Driving a fuel tender away while the hose is still attached to the airplane has occurred often enough that they have installed frangible fittings on most aircraft. Theoretically, the coupling breaks off. In practice, it sometimes does not and you can end up with a yard of plumbing rudely extracted from the wing. Even if it does break off as advertised, you still have the job of replacing an expensive piece of aircraft hardware.

Pulling or driving a Ground Power Unit away with the electrical lead still attached to the airplane has been done more times than I care to mention. Same goes for air starters or Huffers. They have a big coupling that does not let go just because the unit is moving away. The upsetting result is a driver who gets chastised, the immediate supervisor who gets it noted at the annual review, and the manager who has to explain it to the vice president. From experience, I can say that you cannot explain to a VP why someone would drive away with the unit still attached to an aircraft. Admittedly, it is not acceptable at any time and if it happens with any frequency, it is a sign that management is accepting an unsafe environment.

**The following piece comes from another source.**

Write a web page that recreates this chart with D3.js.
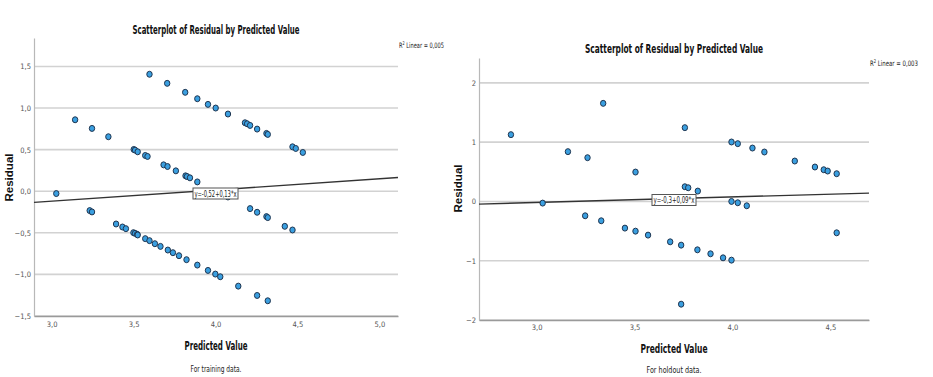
<!DOCTYPE html>
<html>
<head>
<meta charset="utf-8">
<title>Scatterplot of Residual by Predicted Value</title>
<style>
  body { margin: 0; background: #fff; }
  svg { display: block; }
  text { font-family: "Liberation Sans Narrow", "DejaVu Sans Condensed", "Arial Narrow", sans-serif; }
  .ttl { font-weight: bold; font-size: 11.5px; fill: #111; }
  .ylab { font-family: "Liberation Sans", Arial, sans-serif; font-weight: bold; font-size: 11px; fill: #111; }
  .note { font-size: 8.5px; fill: #222; }
  .r2 { font-size: 7.5px; fill: #222; }
  .eq { font-size: 8.5px; fill: #222; }
</style>
</head>
<body>
<svg width="933" height="377"></svg>
<script src="https://cdnjs.cloudflare.com/ajax/libs/d3/7.8.5/d3.min.js"></script>
<script>

// ---- training data (left panel) ----
var trainPred = [3.597, 3.705, 3.815, 3.889, 3.954, 4.001, 4.076, 4.180, 4.193, 4.211, 4.254, 4.311, 4.319, 4.470, 4.490, 4.533,
  3.143, 3.246, 3.346, 3.501, 3.509, 3.525, 3.571, 3.585, 3.683, 3.707, 3.758, 3.817, 3.826, 3.844, 3.889,
  4.076, 4.211, 4.254, 4.311, 4.319, 4.423, 4.470,
  3.028, 3.232, 3.246, 3.393, 3.432, 3.453, 3.499, 3.509, 3.522, 3.525, 3.571, 3.597, 3.630, 3.664, 3.709,
  3.740, 3.777, 3.823, 3.889, 3.954, 3.999, 4.029, 4.139, 4.254, 4.319];
var trainResid = [1.406, 1.297, 1.189, 1.112, 1.044, 1.000, 0.928, 0.823, 0.811, 0.791, 0.747, 0.695, 0.683, 0.534, 0.514, 0.466,
  0.859, 0.755, 0.655, 0.502, 0.494, 0.474, 0.430, 0.418, 0.317, 0.297, 0.245, 0.185, 0.177, 0.161, 0.112,
  -0.069, -0.209, -0.253, -0.305, -0.317, -0.422, -0.466,
  -0.028, -0.233, -0.249, -0.394, -0.430, -0.450, -0.498, -0.506, -0.518, -0.526, -0.570, -0.594, -0.631, -0.663, -0.707,
  -0.739, -0.775, -0.823, -0.888, -0.952, -0.996, -1.028, -1.141, -1.253, -1.317];
var trainXTicks = [3.0, 3.5, 4.0, 4.5, 5.0];
var trainYTicks = [-1.5, -1.0, -0.5, 0.0, 0.5, 1.0, 1.5];
var trainFit = [-0.525, 0.135];   // intercept, slope
var trainEq = "y=-0,52+0,13*x";
var trainR2 = "0,005";

// ---- holdout data (right panel) ----
var holdPred = [2.869, 3.160, 3.260, 3.340, 3.505, 3.757, 3.757, 3.774, 3.823, 3.995, 4.027, 4.102, 4.163, 4.318, 4.421, 4.466, 4.486, 4.532,
  3.031, 3.248, 3.330, 3.451, 3.505, 3.569, 3.682, 3.738, 3.821, 3.888, 3.952, 3.995, 3.738, 3.995, 4.027, 4.073, 4.532];
var holdResid = [1.127, 0.840, 0.738, 1.655, 0.496, 1.245, 0.248, 0.231, 0.175, 1.003, 0.975, 0.901, 0.834, 0.682, 0.581, 0.535, 0.513, 0.468,
  -0.028, -0.242, -0.326, -0.450, -0.501, -0.568, -0.681, -0.737, -0.816, -0.883, -0.951, -0.990, -1.733, 0.000, -0.022, -0.073, -0.529];
var holdXTicks = [3.0, 3.5, 4.0, 4.5];
var holdYTicks = [-2, -1, 0, 1, 2];
var holdFit = [-0.296, 0.093];
var holdEq = "y=-0,3+0,09*x";
var holdR2 = "0,003";

var svg = d3.select("svg");
var comma1 = function (d) { return d3.format(".1f")(d).replace(".", ","); };
var commaInt = function (d) { return d3.format("d")(d); };

// squeeze a text to the width seen in the screenshot
function fit(sel, w) {
  return sel.attr("textLength", w).attr("lengthAdjust", "spacingAndGlyphs");
}

function drawPanel(p) {
  var g = svg.append("g");
  var x = d3.scaleLinear().domain(p.xDomain).range([p.left, p.right]);
  var y = d3.scaleLinear().domain(p.yDomain).range([p.bottom, p.top]);

  // grid lines
  g.append("g").selectAll("line")
    .data(p.yTicks)
    .enter().append("line")
    .attr("x1", p.left).attr("x2", p.right)
    .attr("y1", function (d) { return y(d); })
    .attr("y2", function (d) { return y(d); })
    .attr("stroke", "#d2d2d2")
    .attr("stroke-width", 1.6);

  // axes
  var ax = g.append("g")
    .attr("transform", "translate(0," + p.bottom + ")")
    .call(d3.axisBottom(x).tickValues(p.xTicks).tickFormat(comma1).tickSize(0).tickPadding(p.xPad));
  ax.select(".domain").attr("stroke", "#9a9a9a").attr("stroke-width", 1.6);
  ax.selectAll("text").style("font-size", "7.5px").style("fill", "#555")
    .style("font-family", "'DejaVu Sans Condensed', sans-serif");

  var ay = g.append("g")
    .attr("transform", "translate(" + p.left + ",0)")
    .call(d3.axisLeft(y).tickValues(p.yTicks).tickFormat(p.yFormat).tickSize(0).tickPadding(3));
  ay.select(".domain").attr("stroke", "#b8b8b8").attr("stroke-width", 1.2);
  ay.selectAll("text").style("font-size", "7.5px").style("fill", "#555")
    .style("font-family", "'DejaVu Sans Condensed', sans-serif");

  // fit line
  g.append("line")
    .attr("x1", x(p.xDomain[0])).attr("x2", x(p.xDomain[1]))
    .attr("y1", y(p.fit[0] + p.fit[1] * p.xDomain[0]))
    .attr("y2", y(p.fit[0] + p.fit[1] * p.xDomain[1]))
    .attr("stroke", "#333")
    .attr("stroke-width", 1.4);

  // points
  g.append("g").selectAll("ellipse")
    .data(p.pred)
    .enter().append("ellipse")
    .attr("cx", function (d) { return x(d); })
    .attr("cy", function (d, i) { return y(p.resid[i]); })
    .attr("rx", 2.7).attr("ry", 3)
    .attr("fill", "#3a9fe0")
    .attr("stroke", "#1f3550")
    .attr("stroke-width", 1);

  // equation label
  var eq = g.append("g").attr("transform", "translate(" + p.eqPos[0] + "," + p.eqPos[1] + ")");
  fit(eq.append("text").attr("class", "eq").attr("x", 1.5).attr("y", 3).text(p.eq), p.eqW - 3);
  eq.insert("rect", "text")
    .attr("x", 0).attr("y", -5.5)
    .attr("width", p.eqW).attr("height", 11)
    .attr("fill", "#fff").attr("stroke", "#555").attr("stroke-width", 1);

  // R2
  var r2 = g.append("text").attr("class", "r2")
    .attr("x", p.right + 1).attr("y", p.r2y)
    .attr("textLength", p.r2W).attr("lengthAdjust", "spacingAndGlyphs");
  r2.append("tspan").text("R");
  r2.append("tspan").attr("dy", -3).style("font-size", "5px").text("2");
  r2.append("tspan").attr("dy", 3).text(" Linear = " + p.r2);

  // titles
  var cx = (p.left + p.right) / 2;
  fit(g.append("text").attr("class", "ttl").attr("x", cx).attr("y", p.titleY)
    .attr("text-anchor", "middle").text("Scatterplot of Residual by Predicted Value"), p.titleW);
  fit(g.append("text").attr("class", "ttl").attr("x", cx).attr("y", p.xlabY)
    .attr("text-anchor", "middle").text("Predicted Value"), p.xlabW);
  fit(g.append("text").attr("class", "note").attr("x", cx).attr("y", p.noteY)
    .attr("text-anchor", "middle").text(p.note), p.noteW);
  fit(g.append("text").attr("class", "ylab")
    .attr("transform", "translate(" + p.ylab[0] + "," + p.ylab[1] + ") rotate(-90)")
    .attr("text-anchor", "middle").text("Residual"), 48);
}

drawPanel({
  pred: trainPred, resid: trainResid,
  xDomain: [2.892, 5.114], yDomain: [-1.5, 1.842],
  left: 34, right: 398, top: 38, bottom: 316,
  xTicks: trainXTicks, yTicks: trainYTicks, yFormat: comma1, xPad: 6,
  fit: trainFit, eq: trainEq, eqPos: [193, 193.5], eqW: 45,
  r2: trainR2, r2y: 48, r2W: 45,
  titleY: 34, titleW: 167,
  xlabY: 350, xlabW: 63,
  noteY: 372, noteW: 51, note: "For training data.",
  ylab: [13, 177.5]
});

drawPanel({
  pred: holdPred, resid: holdResid,
  xDomain: [2.706, 4.697], yDomain: [-2, 2.42],
  left: 479, right: 869, top: 58, bottom: 320,
  xTicks: holdXTicks, yTicks: holdYTicks, yFormat: commaInt, xPad: 5,
  fit: holdFit, eq: holdEq, eqPos: [652, 200], eqW: 44,
  r2: holdR2, r2y: 66, r2W: 48,
  titleY: 53, titleW: 178,
  xlabY: 352.5, xlabW: 67,
  noteY: 373, noteW: 55, note: "For holdout data.",
  ylab: [461.5, 188.5]
});

</script>
</body>
</html>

Lack of training on equipment is another big problem. I can remember when the loaders for the B747 baggage were delivered. Getting two different makes were only part of the problem. The culture shock of going from maintaining simple belt loaders to sophisticated ones that included, in those early models, self-leveling and alignment, left the GSE mechanics in a daze. They coped but had to endure the unkind cuts of upper management who had, after all, bought the "very best equipment" only to have it mishandled by what they regarded as a set of fools. It never crossed their minds to possibly train those folks on the equipment to at least give them a fighting chance.

Watching a loader operator learn "on-the-job" sounds easy until you are the rampie trying to shove a loaded LD3 onto it — only to have it kicked back at you because the operator is still learning.

In 48 years of employment, I never had to witness anyone being killed or even seriously hurt at work. I am very happy that nothing like that happened while I was a manager or director in charge of an operation. When I spoke to my foremen and supervisors about safety, I always made one threat. It was that if anyone got killed in a work accident, that unfortunate's supervisor would have to go with me when we informed the new widow and I meant it, too.

Today, many of the primitive conditions I experienced on the ramp are gone. OSHA fines, the high cost of injuries, as well as common sense suggest that we must do better. I hope you work for a company that recognizes this, too.